Lilian Mathieu constate aussi que les prostituées étrangères sont majoritaires depuis une quinzaine d’années. Mais il s’interroge sur les chiffres donnés par les sources policières. « Cette estimation reflète l’activité de la police, pas la réalité du phénomène, explique-t-il à francetv info. Il s’agit des femmes que les services de police ont repérées. Or la prostitution est une activité privée, qui n’est pas déclarée en France, et peut être informelle. Elle est donc difficile à définir, et son recensement impossible. »
… qui exercent dans des lieux très divers
Dans la rue. C’est la forme de prostitution la plus visible et la mieux connue. « Depuis la loi pour la sécurité intérieure (LSI) du 18 mars 2003, elle tend à s’éloigner des grands centres urbains pour s’exercer dans des lieux périphériques, moins accessibles aux services de police mais également aux associations et par conséquent plus dangereux pour les personnes prostituées », indiquent les sénateurs dans leur rapport.
Dans des bars à hôtesses et des salons de massage. Une prostitution plus discrète se développe dans ce type d’établissements. Selon l’OCRTEH, 3 000 personnes exerçaient dans les bars à hôtesses et les salons de massage en 2001. En 2009, l’Office dénombrait 611 établissements susceptibles d’abriter une activité prostitutionnelle. A Paris, une équipe de la brigade de répression du proxénétisme (BRP) est dédiée à la surveillance de ces lieux.
A domicile ou à l’hôtel. L’exercice de la prostitution chez un particulier après une prise de contact sur internet est en augmentation. La mission menée en 2011 par les députés Danielle Bousquet et Guy Geoffroy sur la prostitution en France chiffrait à environ 10 000 le nombre d’annonces publiées sur internet, dont plus de la moitié était le fait de réseaux de prostitution. « L’escorting, qui consiste parfois à proposer au client un accompagnement allant au-delà du service sexuel, trouve avec internet un terrain propice à son développement », estiment les sénateurs.

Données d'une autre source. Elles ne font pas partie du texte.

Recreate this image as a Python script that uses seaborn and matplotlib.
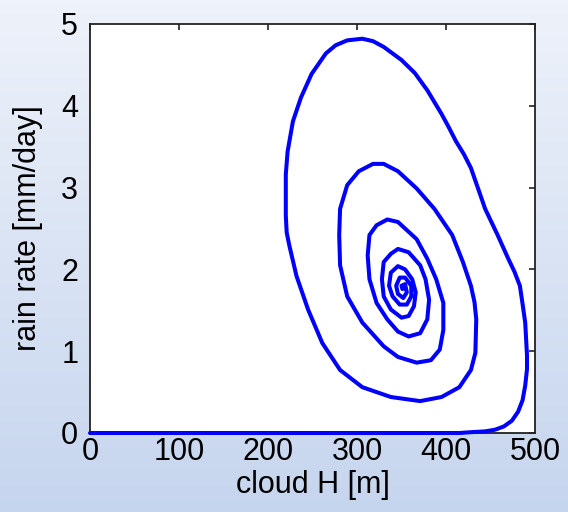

Selon Lilian Mathieu, l’évolution de la prostitution chez un particulier après une prise de contact sur internet est aussi difficile à quantifier. « Internet et le téléphone facilitent la prise de rendez-vous et permettent d’aller dans un endroit caché de la police. Il est donc logique que ces moyens de communication soient davantage prisés, estime-t-il. Surtout depuis que les prostituées sont chassées de la ville. Les parlementaires oublient parfois que la prostitution est souvent le seul moyen de survivre lorsque sévit la chasse à ‘l’étranger’ et que le marché du travail (a fortiori pour les femmes) est sinistré. »
De fait, certaines personnes ont choisi la prostitution comme profession. Par exemple, Karen, prostituée parce qu’elle l’a « choisi », explique sur Rue89 : « Ma motivation est, comme beaucoup, d’abord pécuniaire. Mais j’ai aussi le choix des horaires, je suis mon propre patron. J’ai fait ce choix au moment de mon divorce : j’avais une fille à élever (…). Après une journée de travail, si cette journée a été bonne, je suis satisfaite de pouvoir régler mes factures, et me faire plaisir de temps en temps. » Difficile d’estimer l’ampleur de cette prostitution choisie. Les sénateurs, eux, ont fait le choix de ne pas mentionner cette autre réalité, et ce quelle que soit son importance.